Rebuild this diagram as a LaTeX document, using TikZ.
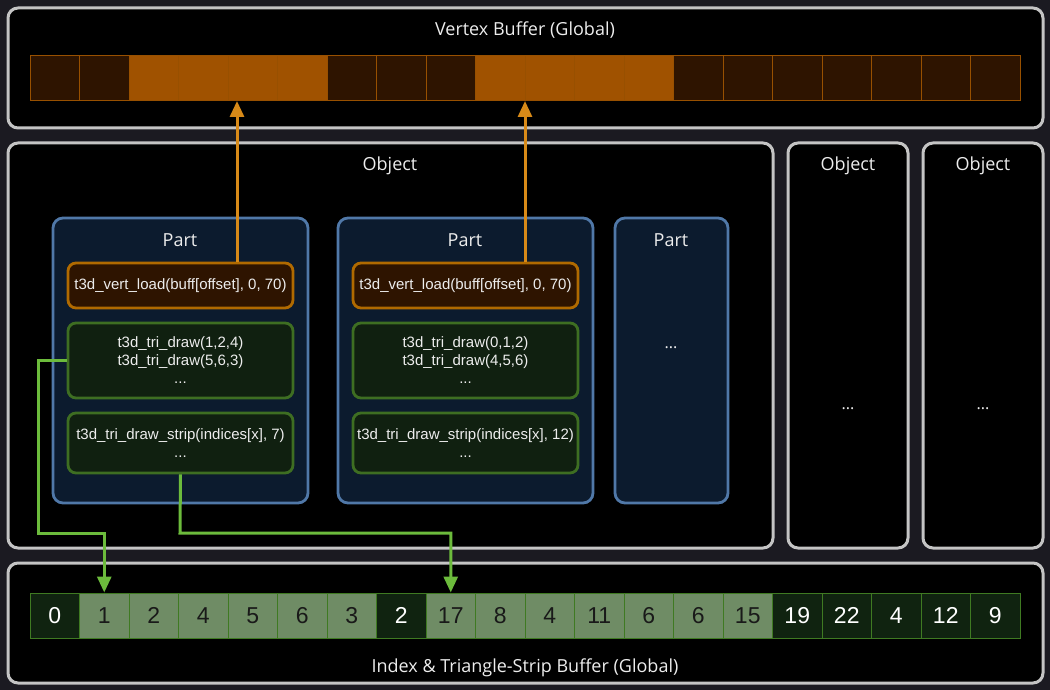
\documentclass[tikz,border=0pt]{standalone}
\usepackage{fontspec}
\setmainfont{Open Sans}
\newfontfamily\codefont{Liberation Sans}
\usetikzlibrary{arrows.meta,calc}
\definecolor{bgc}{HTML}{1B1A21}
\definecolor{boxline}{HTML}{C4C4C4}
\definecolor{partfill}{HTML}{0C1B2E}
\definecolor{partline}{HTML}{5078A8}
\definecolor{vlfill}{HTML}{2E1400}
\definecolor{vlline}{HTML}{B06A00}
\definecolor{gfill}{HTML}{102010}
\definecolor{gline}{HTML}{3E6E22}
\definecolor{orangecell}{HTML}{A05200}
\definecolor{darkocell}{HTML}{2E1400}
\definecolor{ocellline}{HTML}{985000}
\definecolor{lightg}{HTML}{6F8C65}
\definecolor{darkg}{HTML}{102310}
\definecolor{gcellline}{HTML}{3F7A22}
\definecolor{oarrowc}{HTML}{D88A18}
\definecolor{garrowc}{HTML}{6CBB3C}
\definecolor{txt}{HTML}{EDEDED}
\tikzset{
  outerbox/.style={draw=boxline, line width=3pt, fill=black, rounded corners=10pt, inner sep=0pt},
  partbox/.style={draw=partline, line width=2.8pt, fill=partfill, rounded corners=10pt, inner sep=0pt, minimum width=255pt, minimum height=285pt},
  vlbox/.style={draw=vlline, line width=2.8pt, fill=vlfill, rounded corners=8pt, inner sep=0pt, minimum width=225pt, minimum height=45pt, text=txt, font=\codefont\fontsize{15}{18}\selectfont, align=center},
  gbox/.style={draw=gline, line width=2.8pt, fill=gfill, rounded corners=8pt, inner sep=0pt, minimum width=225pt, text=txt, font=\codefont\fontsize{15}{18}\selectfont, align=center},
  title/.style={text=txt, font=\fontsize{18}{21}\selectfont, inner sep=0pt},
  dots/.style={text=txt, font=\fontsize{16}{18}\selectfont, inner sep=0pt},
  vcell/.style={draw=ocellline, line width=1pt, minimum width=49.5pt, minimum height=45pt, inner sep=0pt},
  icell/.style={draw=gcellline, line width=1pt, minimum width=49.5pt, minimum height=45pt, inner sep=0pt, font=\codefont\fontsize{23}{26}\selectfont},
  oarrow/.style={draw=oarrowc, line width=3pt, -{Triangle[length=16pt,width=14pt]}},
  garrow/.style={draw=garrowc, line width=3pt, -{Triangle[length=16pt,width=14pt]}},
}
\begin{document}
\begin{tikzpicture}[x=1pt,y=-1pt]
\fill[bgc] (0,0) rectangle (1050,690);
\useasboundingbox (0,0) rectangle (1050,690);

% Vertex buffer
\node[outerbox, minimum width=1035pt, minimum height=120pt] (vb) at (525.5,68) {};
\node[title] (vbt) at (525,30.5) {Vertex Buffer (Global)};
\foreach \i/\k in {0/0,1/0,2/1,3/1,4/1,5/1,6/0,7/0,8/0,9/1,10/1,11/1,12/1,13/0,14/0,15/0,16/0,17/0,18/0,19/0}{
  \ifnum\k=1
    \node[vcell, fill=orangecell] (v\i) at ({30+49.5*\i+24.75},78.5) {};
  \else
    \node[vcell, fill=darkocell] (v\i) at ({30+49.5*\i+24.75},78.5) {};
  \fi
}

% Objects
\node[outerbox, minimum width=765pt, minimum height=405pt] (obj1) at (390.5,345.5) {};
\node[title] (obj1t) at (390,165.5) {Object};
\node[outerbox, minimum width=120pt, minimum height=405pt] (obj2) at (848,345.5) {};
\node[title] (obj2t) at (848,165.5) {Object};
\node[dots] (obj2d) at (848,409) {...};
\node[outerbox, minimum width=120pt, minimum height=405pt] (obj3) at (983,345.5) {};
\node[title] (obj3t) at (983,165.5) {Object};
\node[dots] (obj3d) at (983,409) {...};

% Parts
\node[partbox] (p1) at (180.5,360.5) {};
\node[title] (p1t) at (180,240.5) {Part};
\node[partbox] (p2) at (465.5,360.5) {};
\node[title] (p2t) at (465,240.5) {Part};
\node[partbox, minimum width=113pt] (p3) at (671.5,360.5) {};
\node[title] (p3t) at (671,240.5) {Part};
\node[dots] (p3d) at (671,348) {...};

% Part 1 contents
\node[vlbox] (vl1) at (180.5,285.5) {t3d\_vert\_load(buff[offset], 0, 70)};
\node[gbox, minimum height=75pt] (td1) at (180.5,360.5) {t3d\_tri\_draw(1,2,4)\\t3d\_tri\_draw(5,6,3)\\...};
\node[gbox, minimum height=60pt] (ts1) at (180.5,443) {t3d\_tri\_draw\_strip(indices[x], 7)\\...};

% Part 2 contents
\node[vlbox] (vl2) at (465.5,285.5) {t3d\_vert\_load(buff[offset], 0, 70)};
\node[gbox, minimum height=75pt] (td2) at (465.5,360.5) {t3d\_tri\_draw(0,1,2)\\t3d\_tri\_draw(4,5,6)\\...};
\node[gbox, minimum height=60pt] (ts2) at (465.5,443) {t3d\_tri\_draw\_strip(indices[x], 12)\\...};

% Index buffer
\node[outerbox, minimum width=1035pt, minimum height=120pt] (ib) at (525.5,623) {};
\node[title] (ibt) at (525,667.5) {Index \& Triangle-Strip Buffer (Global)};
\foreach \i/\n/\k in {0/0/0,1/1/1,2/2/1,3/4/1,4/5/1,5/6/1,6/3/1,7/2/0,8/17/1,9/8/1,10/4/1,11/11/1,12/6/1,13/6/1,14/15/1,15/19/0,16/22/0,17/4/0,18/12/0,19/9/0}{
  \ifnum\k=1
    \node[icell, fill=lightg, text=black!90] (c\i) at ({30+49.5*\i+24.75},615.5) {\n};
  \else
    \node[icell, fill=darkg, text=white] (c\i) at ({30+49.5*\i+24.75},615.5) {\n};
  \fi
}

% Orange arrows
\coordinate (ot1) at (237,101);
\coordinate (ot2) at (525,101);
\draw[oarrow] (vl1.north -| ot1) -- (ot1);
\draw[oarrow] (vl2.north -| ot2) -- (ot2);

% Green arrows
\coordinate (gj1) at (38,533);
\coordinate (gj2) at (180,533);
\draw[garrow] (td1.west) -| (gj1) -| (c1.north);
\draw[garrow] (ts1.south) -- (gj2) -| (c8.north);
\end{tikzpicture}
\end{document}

★ ★ ★ ★ ★

**TASK DETAILS:** Write out the listing above exactly as it stands, pictures excluded.

**ANSWER TO THE EXERCISE:**
Rebuild this diagram as a LaTeX document, using TikZ.
\documentclass[tikz,border=0pt]{standalone}
\usepackage{fontspec}
\setmainfont{Open Sans}
\newfontfamily\codefont{Liberation Sans}
\usetikzlibrary{arrows.meta,calc}
\definecolor{bgc}{HTML}{1B1A21}
\definecolor{boxline}{HTML}{C4C4C4}
\definecolor{partfill}{HTML}{0C1B2E}
\definecolor{partline}{HTML}{5078A8}
\definecolor{vlfill}{HTML}{2E1400}
\definecolor{vlline}{HTML}{B06A00}
\definecolor{gfill}{HTML}{102010}
\definecolor{gline}{HTML}{3E6E22}
\definecolor{orangecell}{HTML}{A05200}
\definecolor{darkocell}{HTML}{2E1400}
\definecolor{ocellline}{HTML}{985000}
\definecolor{lightg}{HTML}{6F8C65}
\definecolor{darkg}{HTML}{102310}
\definecolor{gcellline}{HTML}{3F7A22}
\definecolor{oarrowc}{HTML}{D88A18}
\definecolor{garrowc}{HTML}{6CBB3C}
\definecolor{txt}{HTML}{EDEDED}
\tikzset{
  outerbox/.style={draw=boxline, line width=3pt, fill=black, rounded corners=10pt, inner sep=0pt},
  partbox/.style={draw=partline, line width=2.8pt, fill=partfill, rounded corners=10pt, inner sep=0pt, minimum width=255pt, minimum height=285pt},
  vlbox/.style={draw=vlline, line width=2.8pt, fill=vlfill, rounded corners=8pt, inner sep=0pt, minimum width=225pt, minimum height=45pt, text=txt, font=\codefont\fontsize{15}{18}\selectfont, align=center},
  gbox/.style={draw=gline, line width=2.8pt, fill=gfill, rounded corners=8pt, inner sep=0pt, minimum width=225pt, text=txt, font=\codefont\fontsize{15}{18}\selectfont, align=center},
  title/.style={text=txt, font=\fontsize{18}{21}\selectfont, inner sep=0pt},
  dots/.style={text=txt, font=\fontsize{16}{18}\selectfont, inner sep=0pt},
  vcell/.style={draw=ocellline, line width=1pt, minimum width=49.5pt, minimum height=45pt, inner sep=0pt},
  icell/.style={draw=gcellline, line width=1pt, minimum width=49.5pt, minimum height=45pt, inner sep=0pt, font=\codefont\fontsize{23}{26}\selectfont},
  oarrow/.style={draw=oarrowc, line width=3pt, -{Triangle[length=16pt,width=14pt]}},
  garrow/.style={draw=garrowc, line width=3pt, -{Triangle[length=16pt,width=14pt]}},
}
\begin{document}
\begin{tikzpicture}[x=1pt,y=-1pt]
\fill[bgc] (0,0) rectangle (1050,690);
\useasboundingbox (0,0) rectangle (1050,690);

% Vertex buffer
\node[outerbox, minimum width=1035pt, minimum height=120pt] (vb) at (525.5,68) {};
\node[title] (vbt) at (525,30.5) {Vertex Buffer (Global)};
\foreach \i/\k in {0/0,1/0,2/1,3/1,4/1,5/1,6/0,7/0,8/0,9/1,10/1,11/1,12/1,13/0,14/0,15/0,16/0,17/0,18/0,19/0}{
  \ifnum\k=1
    \node[vcell, fill=orangecell] (v\i) at ({30+49.5*\i+24.75},78.5) {};
  \else
    \node[vcell, fill=darkocell] (v\i) at ({30+49.5*\i+24.75},78.5) {};
  \fi
}

% Objects
\node[outerbox, minimum width=765pt, minimum height=405pt] (obj1) at (390.5,345.5) {};
\node[title] (obj1t) at (390,165.5) {Object};
\node[outerbox, minimum width=120pt, minimum height=405pt] (obj2) at (848,345.5) {};
\node[title] (obj2t) at (848,165.5) {Object};
\node[dots] (obj2d) at (848,409) {...};
\node[outerbox, minimum width=120pt, minimum height=405pt] (obj3) at (983,345.5) {};
\node[title] (obj3t) at (983,165.5) {Object};
\node[dots] (obj3d) at (983,409) {...};

% Parts
\node[partbox] (p1) at (180.5,360.5) {};
\node[title] (p1t) at (180,240.5) {Part};
\node[partbox] (p2) at (465.5,360.5) {};
\node[title] (p2t) at (465,240.5) {Part};
\node[partbox, minimum width=113pt] (p3) at (671.5,360.5) {};
\node[title] (p3t) at (671,240.5) {Part};
\node[dots] (p3d) at (671,348) {...};

% Part 1 contents
\node[vlbox] (vl1) at (180.5,285.5) {t3d\_vert\_load(buff[offset], 0, 70)};
\node[gbox, minimum height=75pt] (td1) at (180.5,360.5) {t3d\_tri\_draw(1,2,4)\\t3d\_tri\_draw(5,6,3)\\...};
\node[gbox, minimum height=60pt] (ts1) at (180.5,443) {t3d\_tri\_draw\_strip(indices[x], 7)\\...};

% Part 2 contents
\node[vlbox] (vl2) at (465.5,285.5) {t3d\_vert\_load(buff[offset], 0, 70)};
\node[gbox, minimum height=75pt] (td2) at (465.5,360.5) {t3d\_tri\_draw(0,1,2)\\t3d\_tri\_draw(4,5,6)\\...};
\node[gbox, minimum height=60pt] (ts2) at (465.5,443) {t3d\_tri\_draw\_strip(indices[x], 12)\\...};

% Index buffer
\node[outerbox, minimum width=1035pt, minimum height=120pt] (ib) at (525.5,623) {};
\node[title] (ibt) at (525,667.5) {Index \& Triangle-Strip Buffer (Global)};
\foreach \i/\n/\k in {0/0/0,1/1/1,2/2/1,3/4/1,4/5/1,5/6/1,6/3/1,7/2/0,8/17/1,9/8/1,10/4/1,11/11/1,12/6/1,13/6/1,14/15/1,15/19/0,16/22/0,17/4/0,18/12/0,19/9/0}{
  \ifnum\k=1
    \node[icell, fill=lightg, text=black!90] (c\i) at ({30+49.5*\i+24.75},615.5) {\n};
  \else
    \node[icell, fill=darkg, text=white] (c\i) at ({30+49.5*\i+24.75},615.5) {\n};
  \fi
}

% Orange arrows
\coordinate (ot1) at (237,101);
\coordinate (ot2) at (525,101);
\draw[oarrow] (vl1.north -| ot1) -- (ot1);
\draw[oarrow] (vl2.north -| ot2) -- (ot2);

% Green arrows
\coordinate (gj1) at (38,533);
\coordinate (gj2) at (180,533);
\draw[garrow] (td1.west) -| (gj1) -| (c1.north);
\draw[garrow] (ts1.south) -- (gj2) -| (c8.north);
\end{tikzpicture}
\end{document}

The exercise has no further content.